> **WHAT TO WORK ON**
Give back only the lines from the one that contains "Recreate this image as a LaTeX" through the one that contains "(bLt) at (164,433)", word for word and without images.

> **RECORDS FOR THIS TASK**

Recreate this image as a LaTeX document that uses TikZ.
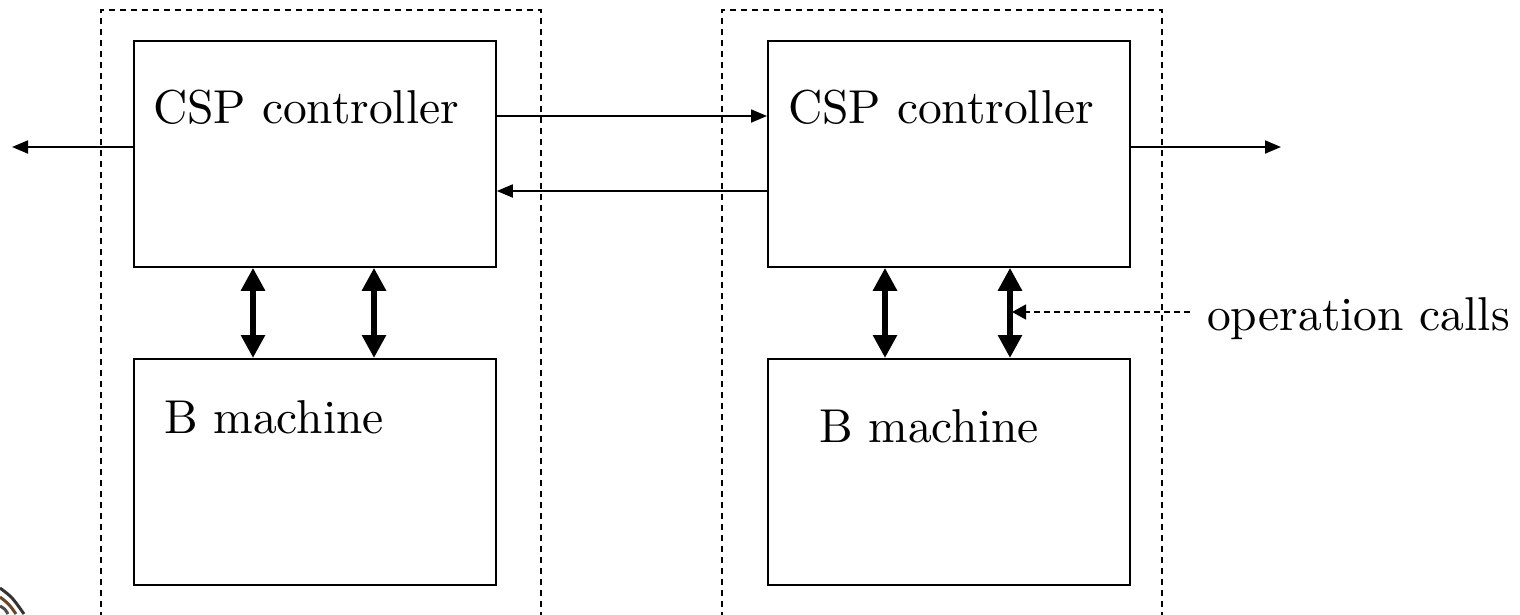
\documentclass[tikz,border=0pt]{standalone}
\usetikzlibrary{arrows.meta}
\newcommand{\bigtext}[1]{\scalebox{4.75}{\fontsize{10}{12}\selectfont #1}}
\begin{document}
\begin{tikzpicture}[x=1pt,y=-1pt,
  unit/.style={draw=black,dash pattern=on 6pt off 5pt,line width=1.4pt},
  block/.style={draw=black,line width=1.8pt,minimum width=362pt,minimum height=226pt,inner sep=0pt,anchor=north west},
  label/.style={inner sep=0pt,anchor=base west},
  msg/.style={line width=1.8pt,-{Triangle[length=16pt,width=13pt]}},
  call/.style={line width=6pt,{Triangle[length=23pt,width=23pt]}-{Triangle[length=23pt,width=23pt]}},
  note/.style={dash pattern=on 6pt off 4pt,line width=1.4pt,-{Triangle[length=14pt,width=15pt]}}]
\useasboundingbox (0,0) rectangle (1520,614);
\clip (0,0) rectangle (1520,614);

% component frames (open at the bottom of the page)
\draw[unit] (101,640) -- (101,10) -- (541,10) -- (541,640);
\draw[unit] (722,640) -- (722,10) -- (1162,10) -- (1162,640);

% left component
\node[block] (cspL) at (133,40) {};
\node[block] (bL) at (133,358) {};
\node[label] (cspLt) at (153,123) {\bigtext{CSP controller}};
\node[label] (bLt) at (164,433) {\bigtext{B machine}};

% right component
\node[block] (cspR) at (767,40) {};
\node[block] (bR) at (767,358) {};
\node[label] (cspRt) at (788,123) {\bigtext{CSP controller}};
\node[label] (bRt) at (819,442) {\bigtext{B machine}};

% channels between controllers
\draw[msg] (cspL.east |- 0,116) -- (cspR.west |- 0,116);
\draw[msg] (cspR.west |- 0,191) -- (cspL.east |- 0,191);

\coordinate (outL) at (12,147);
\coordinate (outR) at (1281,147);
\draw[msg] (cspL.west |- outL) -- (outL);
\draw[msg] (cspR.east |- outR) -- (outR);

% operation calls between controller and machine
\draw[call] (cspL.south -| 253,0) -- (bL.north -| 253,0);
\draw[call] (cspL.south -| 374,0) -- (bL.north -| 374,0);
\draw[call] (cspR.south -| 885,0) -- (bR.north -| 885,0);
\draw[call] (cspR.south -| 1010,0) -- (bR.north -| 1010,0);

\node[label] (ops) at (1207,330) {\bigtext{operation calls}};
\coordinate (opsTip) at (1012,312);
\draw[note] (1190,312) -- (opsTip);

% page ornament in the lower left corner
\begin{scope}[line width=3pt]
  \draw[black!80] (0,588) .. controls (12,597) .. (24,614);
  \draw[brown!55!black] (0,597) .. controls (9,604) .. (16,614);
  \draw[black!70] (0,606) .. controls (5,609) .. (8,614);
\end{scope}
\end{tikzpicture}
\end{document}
==
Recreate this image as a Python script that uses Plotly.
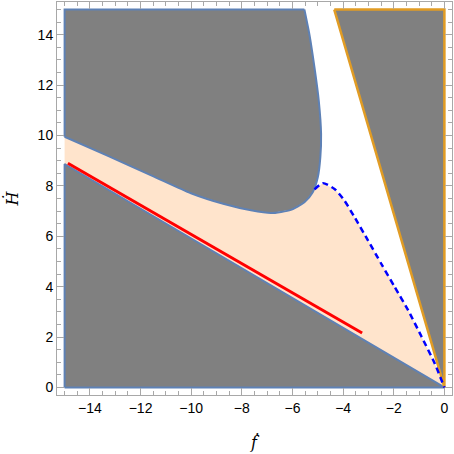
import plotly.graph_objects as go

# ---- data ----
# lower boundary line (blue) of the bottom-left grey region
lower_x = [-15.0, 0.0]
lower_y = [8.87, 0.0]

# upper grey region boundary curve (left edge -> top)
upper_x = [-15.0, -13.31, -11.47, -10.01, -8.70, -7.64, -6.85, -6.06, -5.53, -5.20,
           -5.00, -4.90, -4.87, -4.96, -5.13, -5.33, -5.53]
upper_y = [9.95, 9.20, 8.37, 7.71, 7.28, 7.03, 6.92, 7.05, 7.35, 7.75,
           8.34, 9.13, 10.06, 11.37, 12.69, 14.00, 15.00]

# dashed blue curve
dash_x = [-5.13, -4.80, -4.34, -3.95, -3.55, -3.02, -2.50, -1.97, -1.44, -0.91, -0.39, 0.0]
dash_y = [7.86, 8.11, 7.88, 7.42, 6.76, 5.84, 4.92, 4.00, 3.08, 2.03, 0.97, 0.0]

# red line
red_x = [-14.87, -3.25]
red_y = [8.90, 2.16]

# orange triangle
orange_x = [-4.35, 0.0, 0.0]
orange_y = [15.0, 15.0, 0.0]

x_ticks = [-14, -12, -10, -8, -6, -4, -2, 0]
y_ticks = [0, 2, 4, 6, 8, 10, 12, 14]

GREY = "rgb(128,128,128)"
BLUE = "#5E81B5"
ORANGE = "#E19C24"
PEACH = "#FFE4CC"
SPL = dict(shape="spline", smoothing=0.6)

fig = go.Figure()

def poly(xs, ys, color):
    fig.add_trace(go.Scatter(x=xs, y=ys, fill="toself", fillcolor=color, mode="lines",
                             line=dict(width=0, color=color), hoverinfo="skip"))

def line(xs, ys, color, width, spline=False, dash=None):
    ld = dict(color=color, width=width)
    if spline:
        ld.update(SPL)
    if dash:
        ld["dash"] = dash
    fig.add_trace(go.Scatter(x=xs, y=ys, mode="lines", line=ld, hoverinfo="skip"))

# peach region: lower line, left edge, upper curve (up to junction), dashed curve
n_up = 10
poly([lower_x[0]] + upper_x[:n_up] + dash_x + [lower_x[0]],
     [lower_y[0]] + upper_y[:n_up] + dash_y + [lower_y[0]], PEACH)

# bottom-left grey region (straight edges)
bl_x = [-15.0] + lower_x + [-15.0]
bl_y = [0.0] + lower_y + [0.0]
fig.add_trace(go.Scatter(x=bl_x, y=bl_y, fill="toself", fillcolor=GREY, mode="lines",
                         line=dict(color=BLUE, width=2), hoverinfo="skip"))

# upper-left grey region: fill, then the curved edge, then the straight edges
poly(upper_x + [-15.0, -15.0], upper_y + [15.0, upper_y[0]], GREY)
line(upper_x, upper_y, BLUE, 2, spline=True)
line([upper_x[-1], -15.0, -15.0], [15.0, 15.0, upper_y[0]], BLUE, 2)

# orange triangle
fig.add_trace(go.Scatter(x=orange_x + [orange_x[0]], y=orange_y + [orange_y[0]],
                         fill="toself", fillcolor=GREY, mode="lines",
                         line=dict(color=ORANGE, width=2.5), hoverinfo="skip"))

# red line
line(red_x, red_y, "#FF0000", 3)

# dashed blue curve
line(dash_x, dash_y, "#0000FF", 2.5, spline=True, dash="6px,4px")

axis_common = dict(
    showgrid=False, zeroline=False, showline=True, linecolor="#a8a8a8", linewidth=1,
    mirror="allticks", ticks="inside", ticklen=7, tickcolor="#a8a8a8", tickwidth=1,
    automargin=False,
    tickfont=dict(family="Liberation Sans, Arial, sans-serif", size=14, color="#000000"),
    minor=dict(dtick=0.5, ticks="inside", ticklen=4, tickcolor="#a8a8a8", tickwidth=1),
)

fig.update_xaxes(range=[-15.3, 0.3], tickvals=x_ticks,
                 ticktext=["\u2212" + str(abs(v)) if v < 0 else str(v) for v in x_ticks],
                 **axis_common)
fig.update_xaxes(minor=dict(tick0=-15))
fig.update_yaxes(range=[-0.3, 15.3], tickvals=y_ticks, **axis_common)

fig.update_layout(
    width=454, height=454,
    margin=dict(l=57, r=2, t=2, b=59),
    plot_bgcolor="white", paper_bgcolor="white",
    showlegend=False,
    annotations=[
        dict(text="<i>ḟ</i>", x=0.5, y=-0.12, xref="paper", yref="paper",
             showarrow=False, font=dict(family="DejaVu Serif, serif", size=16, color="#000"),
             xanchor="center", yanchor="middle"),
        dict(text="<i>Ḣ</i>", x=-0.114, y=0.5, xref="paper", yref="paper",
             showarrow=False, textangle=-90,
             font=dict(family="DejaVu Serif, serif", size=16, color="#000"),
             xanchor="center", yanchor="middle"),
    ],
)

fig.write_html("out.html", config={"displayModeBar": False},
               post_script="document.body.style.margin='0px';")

> **RESPONSE TO THE EXERCISE**
Recreate this image as a LaTeX document that uses TikZ.
\documentclass[tikz,border=0pt]{standalone}
\usetikzlibrary{arrows.meta}
\newcommand{\bigtext}[1]{\scalebox{4.75}{\fontsize{10}{12}\selectfont #1}}
\begin{document}
\begin{tikzpicture}[x=1pt,y=-1pt,
  unit/.style={draw=black,dash pattern=on 6pt off 5pt,line width=1.4pt},
  block/.style={draw=black,line width=1.8pt,minimum width=362pt,minimum height=226pt,inner sep=0pt,anchor=north west},
  label/.style={inner sep=0pt,anchor=base west},
  msg/.style={line width=1.8pt,-{Triangle[length=16pt,width=13pt]}},
  call/.style={line width=6pt,{Triangle[length=23pt,width=23pt]}-{Triangle[length=23pt,width=23pt]}},
  note/.style={dash pattern=on 6pt off 4pt,line width=1.4pt,-{Triangle[length=14pt,width=15pt]}}]
\useasboundingbox (0,0) rectangle (1520,614);
\clip (0,0) rectangle (1520,614);

% component frames (open at the bottom of the page)
\draw[unit] (101,640) -- (101,10) -- (541,10) -- (541,640);
\draw[unit] (722,640) -- (722,10) -- (1162,10) -- (1162,640);

% left component
\node[block] (cspL) at (133,40) {};
\node[block] (bL) at (133,358) {};
\node[label] (cspLt) at (153,123) {\bigtext{CSP controller}};
\node[label] (bLt) at (164,433) {\bigtext{B machine}};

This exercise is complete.